- _TASK BRIEF_: The material below includes pictures; leave them out and return only the lines between the line containing "Give me the matplotlib source for this chart." and the line containing "from matplotlib.lines import Line2D", inclusive, word for word.

══ TASK INPUTS

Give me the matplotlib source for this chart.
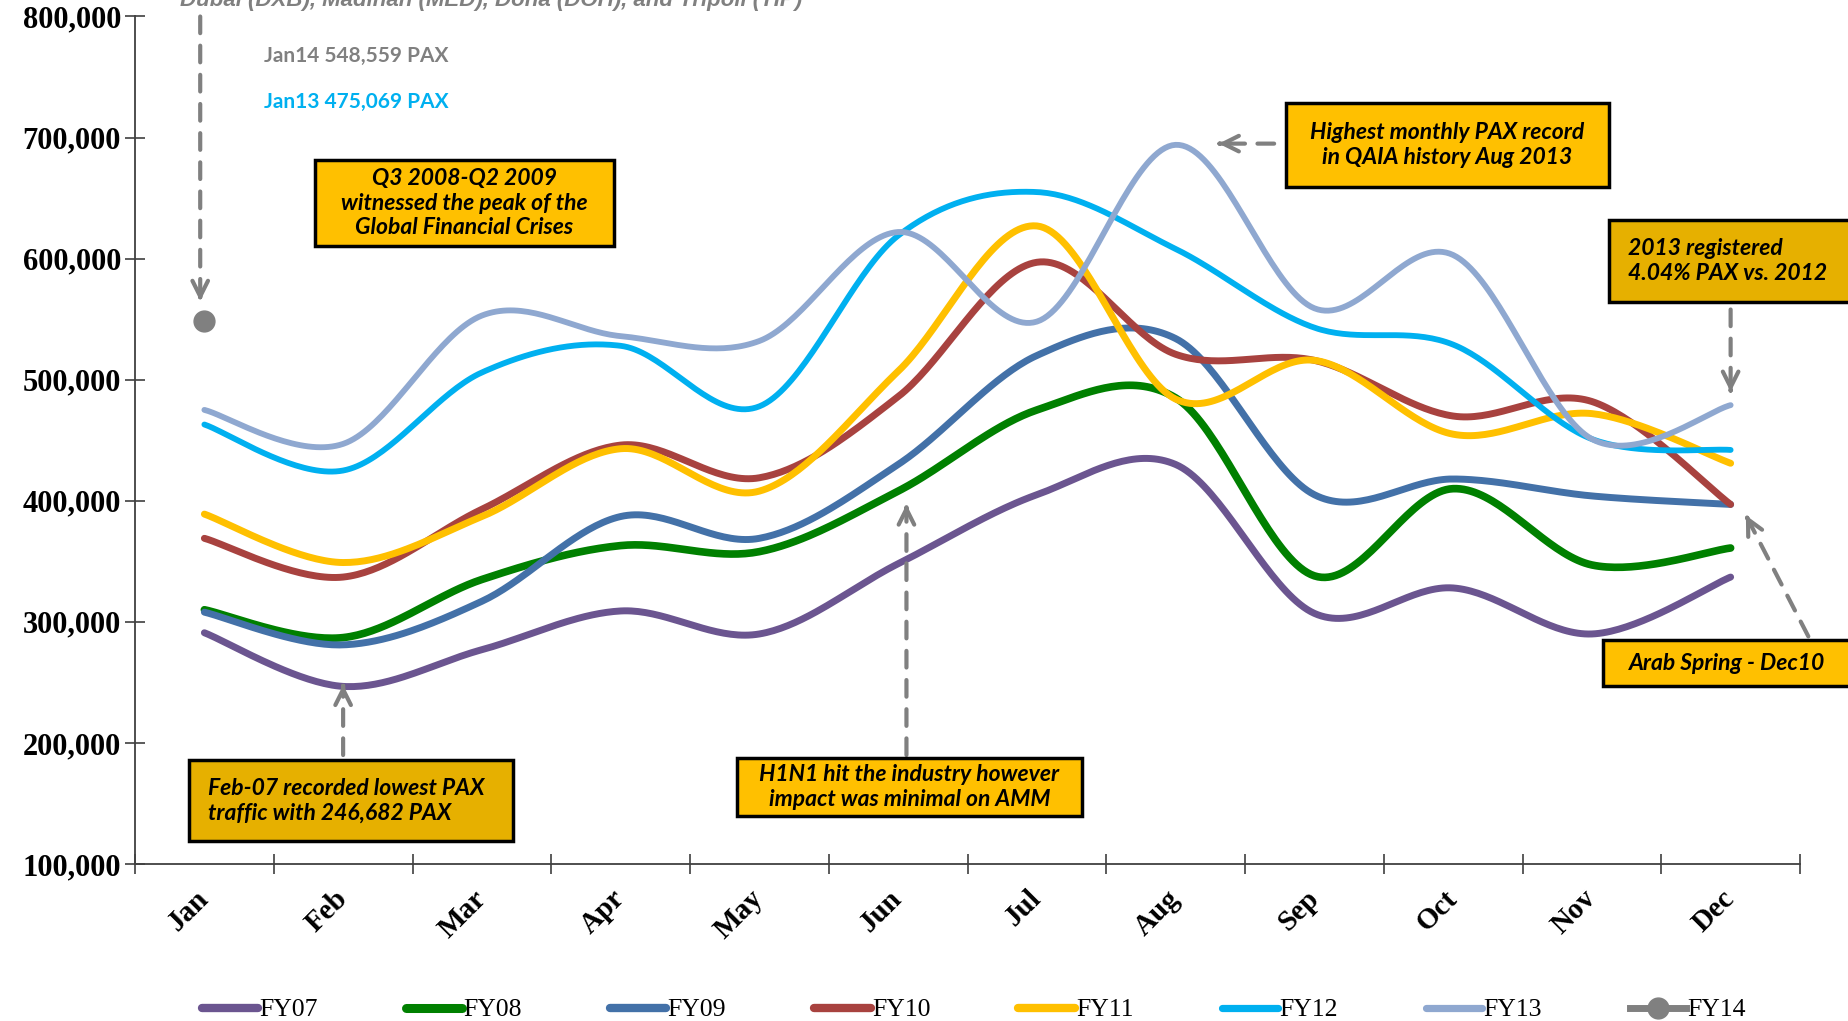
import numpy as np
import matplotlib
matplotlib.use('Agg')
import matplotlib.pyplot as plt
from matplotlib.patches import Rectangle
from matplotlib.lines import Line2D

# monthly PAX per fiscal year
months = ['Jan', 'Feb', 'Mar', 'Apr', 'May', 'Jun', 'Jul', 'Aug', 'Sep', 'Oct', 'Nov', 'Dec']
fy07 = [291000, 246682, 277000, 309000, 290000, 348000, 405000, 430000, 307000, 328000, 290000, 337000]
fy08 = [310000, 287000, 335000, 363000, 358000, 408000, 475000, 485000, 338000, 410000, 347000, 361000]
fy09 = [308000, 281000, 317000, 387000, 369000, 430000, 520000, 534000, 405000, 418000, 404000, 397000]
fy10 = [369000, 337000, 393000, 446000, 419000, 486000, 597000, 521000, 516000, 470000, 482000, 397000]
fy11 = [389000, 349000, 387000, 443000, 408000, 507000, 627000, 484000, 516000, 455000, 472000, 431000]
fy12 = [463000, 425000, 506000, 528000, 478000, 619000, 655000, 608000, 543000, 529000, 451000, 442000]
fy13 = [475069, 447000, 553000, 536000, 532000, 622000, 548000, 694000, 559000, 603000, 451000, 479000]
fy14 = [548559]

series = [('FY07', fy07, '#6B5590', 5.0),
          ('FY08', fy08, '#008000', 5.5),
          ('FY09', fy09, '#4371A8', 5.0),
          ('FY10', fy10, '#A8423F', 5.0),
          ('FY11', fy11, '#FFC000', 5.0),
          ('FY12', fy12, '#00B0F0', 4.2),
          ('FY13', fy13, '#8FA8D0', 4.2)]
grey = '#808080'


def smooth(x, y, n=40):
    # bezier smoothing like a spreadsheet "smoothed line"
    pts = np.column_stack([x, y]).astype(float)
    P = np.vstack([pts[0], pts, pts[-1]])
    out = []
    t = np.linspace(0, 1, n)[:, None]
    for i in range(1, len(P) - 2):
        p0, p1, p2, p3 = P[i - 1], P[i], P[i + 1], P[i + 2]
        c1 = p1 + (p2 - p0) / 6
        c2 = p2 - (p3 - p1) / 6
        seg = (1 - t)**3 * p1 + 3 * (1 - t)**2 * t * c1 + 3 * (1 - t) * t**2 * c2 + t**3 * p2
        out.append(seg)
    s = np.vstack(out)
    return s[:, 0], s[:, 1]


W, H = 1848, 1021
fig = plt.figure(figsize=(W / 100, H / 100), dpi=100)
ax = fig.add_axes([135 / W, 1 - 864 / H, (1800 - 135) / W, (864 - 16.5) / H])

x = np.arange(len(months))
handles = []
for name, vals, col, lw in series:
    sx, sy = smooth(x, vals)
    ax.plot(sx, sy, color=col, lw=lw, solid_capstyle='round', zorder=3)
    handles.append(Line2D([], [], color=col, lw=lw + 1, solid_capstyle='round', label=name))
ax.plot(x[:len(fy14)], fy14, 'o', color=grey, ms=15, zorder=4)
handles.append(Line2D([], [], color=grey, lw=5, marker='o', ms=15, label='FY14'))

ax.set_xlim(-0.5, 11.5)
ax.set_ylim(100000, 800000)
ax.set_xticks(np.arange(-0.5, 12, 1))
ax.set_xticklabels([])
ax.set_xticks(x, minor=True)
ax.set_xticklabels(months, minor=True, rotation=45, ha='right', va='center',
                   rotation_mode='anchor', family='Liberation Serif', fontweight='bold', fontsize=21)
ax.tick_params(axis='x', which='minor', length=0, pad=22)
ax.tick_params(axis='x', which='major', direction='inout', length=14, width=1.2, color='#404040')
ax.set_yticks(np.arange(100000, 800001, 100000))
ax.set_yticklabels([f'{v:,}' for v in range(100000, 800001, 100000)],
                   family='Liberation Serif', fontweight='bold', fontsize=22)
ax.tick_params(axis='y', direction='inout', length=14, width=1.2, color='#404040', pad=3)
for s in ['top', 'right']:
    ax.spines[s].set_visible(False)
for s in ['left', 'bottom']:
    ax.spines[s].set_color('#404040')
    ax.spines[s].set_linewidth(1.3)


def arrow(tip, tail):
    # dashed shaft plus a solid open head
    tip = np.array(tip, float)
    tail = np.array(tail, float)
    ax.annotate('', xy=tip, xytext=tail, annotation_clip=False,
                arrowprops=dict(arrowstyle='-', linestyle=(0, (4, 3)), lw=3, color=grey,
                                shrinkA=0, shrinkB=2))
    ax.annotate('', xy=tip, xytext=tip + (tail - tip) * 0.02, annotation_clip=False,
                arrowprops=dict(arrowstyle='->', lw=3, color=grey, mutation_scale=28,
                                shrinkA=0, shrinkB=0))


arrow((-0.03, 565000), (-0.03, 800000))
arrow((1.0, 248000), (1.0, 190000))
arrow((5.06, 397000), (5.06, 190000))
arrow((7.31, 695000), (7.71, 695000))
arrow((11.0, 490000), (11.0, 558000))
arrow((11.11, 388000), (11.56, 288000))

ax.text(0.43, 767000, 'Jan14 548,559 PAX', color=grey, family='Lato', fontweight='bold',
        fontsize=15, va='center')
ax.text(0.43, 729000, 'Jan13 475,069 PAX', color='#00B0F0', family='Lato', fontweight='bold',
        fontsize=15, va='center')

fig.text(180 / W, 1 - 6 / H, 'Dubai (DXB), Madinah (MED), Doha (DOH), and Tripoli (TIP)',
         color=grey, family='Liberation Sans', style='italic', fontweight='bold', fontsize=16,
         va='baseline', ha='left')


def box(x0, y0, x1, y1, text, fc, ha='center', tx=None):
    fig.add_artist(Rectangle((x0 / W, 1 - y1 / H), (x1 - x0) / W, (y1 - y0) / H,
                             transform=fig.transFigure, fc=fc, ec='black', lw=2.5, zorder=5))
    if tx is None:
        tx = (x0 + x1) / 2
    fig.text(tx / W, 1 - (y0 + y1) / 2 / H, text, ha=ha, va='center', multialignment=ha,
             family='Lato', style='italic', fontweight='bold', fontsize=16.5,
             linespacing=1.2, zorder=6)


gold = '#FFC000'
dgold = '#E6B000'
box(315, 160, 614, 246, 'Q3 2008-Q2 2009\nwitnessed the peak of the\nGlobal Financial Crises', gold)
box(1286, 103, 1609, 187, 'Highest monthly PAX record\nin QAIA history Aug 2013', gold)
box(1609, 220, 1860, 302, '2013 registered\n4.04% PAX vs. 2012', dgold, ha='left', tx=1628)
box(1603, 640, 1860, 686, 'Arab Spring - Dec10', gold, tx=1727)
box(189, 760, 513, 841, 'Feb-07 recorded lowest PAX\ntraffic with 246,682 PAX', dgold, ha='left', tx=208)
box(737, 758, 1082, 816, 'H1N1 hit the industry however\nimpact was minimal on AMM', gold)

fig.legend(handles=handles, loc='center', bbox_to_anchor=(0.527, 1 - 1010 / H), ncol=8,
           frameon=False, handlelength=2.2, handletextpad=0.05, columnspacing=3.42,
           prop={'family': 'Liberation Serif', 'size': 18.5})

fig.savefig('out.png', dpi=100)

════
══ TASK INPUTS

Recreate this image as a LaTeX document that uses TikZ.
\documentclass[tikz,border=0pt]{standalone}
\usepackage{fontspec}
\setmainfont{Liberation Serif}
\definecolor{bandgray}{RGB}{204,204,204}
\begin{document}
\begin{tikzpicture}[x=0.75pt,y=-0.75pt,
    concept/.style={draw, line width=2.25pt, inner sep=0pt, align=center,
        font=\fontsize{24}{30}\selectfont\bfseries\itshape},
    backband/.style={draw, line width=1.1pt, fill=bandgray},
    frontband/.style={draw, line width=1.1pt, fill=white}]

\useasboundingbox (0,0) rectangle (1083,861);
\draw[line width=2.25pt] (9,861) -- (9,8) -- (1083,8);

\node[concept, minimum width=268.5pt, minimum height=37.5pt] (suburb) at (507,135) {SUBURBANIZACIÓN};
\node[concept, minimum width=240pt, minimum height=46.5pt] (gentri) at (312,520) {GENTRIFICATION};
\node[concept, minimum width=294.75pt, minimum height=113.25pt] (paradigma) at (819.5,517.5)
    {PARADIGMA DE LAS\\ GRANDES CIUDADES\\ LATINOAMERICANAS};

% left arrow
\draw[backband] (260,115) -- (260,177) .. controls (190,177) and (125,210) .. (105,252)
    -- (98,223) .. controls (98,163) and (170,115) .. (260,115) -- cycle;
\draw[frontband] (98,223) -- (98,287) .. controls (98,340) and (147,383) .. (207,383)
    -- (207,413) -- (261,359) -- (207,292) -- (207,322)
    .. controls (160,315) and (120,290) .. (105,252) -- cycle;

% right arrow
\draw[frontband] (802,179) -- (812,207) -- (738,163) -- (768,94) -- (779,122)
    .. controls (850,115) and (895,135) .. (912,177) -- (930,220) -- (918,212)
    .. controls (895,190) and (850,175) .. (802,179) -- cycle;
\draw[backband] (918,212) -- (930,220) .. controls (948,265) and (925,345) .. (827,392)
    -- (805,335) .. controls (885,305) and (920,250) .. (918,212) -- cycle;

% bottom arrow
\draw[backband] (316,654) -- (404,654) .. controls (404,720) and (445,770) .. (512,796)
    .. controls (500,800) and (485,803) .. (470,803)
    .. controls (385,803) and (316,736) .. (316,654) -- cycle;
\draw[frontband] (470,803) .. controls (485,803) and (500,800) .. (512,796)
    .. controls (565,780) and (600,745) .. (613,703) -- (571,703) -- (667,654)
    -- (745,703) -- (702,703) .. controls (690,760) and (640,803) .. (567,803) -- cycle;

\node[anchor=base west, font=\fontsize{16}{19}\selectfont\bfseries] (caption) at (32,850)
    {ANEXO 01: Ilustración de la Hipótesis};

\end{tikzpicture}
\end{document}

════
══ TASK INPUTS

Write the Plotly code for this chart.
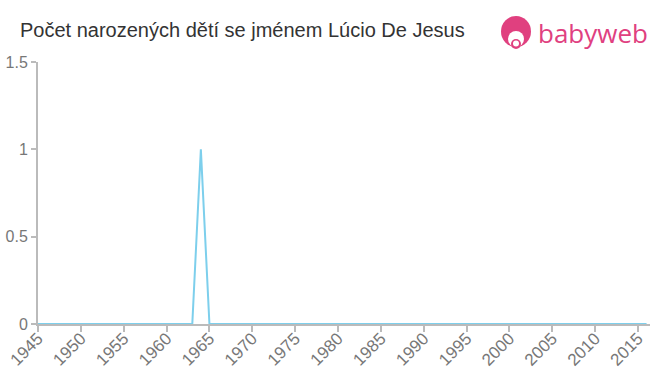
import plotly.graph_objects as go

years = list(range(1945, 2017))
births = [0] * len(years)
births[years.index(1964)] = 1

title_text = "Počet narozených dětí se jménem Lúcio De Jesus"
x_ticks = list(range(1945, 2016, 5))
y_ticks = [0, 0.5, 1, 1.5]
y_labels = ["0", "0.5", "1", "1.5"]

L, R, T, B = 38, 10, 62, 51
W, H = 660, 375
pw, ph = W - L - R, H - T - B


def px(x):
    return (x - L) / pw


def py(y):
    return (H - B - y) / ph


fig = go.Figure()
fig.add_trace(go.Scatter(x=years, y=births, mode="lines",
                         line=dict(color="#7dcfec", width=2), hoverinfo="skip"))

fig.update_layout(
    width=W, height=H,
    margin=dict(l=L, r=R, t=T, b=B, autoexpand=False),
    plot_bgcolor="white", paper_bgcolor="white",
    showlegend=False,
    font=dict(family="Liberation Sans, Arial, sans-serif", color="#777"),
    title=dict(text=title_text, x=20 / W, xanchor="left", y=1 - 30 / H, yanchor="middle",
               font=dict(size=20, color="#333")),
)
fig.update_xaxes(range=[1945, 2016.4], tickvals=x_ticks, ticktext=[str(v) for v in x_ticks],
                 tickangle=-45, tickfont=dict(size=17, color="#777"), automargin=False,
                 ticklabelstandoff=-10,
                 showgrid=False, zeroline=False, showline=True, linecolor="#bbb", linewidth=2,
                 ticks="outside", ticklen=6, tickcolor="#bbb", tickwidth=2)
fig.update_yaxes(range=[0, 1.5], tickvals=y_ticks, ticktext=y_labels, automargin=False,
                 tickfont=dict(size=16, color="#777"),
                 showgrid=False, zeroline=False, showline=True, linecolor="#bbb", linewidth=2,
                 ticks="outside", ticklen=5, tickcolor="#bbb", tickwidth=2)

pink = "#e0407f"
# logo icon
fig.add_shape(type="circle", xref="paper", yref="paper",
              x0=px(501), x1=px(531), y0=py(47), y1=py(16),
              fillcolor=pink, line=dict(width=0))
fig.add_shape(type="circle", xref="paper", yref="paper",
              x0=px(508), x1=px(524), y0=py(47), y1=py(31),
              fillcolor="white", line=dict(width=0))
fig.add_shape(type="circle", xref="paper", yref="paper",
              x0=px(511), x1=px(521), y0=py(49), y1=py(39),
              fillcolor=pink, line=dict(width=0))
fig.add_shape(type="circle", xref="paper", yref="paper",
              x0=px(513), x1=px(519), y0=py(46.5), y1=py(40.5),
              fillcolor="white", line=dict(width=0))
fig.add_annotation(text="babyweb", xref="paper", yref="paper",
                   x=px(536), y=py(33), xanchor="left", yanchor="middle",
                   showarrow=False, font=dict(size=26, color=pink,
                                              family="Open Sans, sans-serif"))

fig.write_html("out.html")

════

- _RESPONSE TO THIS TASK_:
Give me the matplotlib source for this chart.
import numpy as np
import matplotlib
matplotlib.use('Agg')
import matplotlib.pyplot as plt
from matplotlib.patches import Rectangle
from matplotlib.lines import Line2D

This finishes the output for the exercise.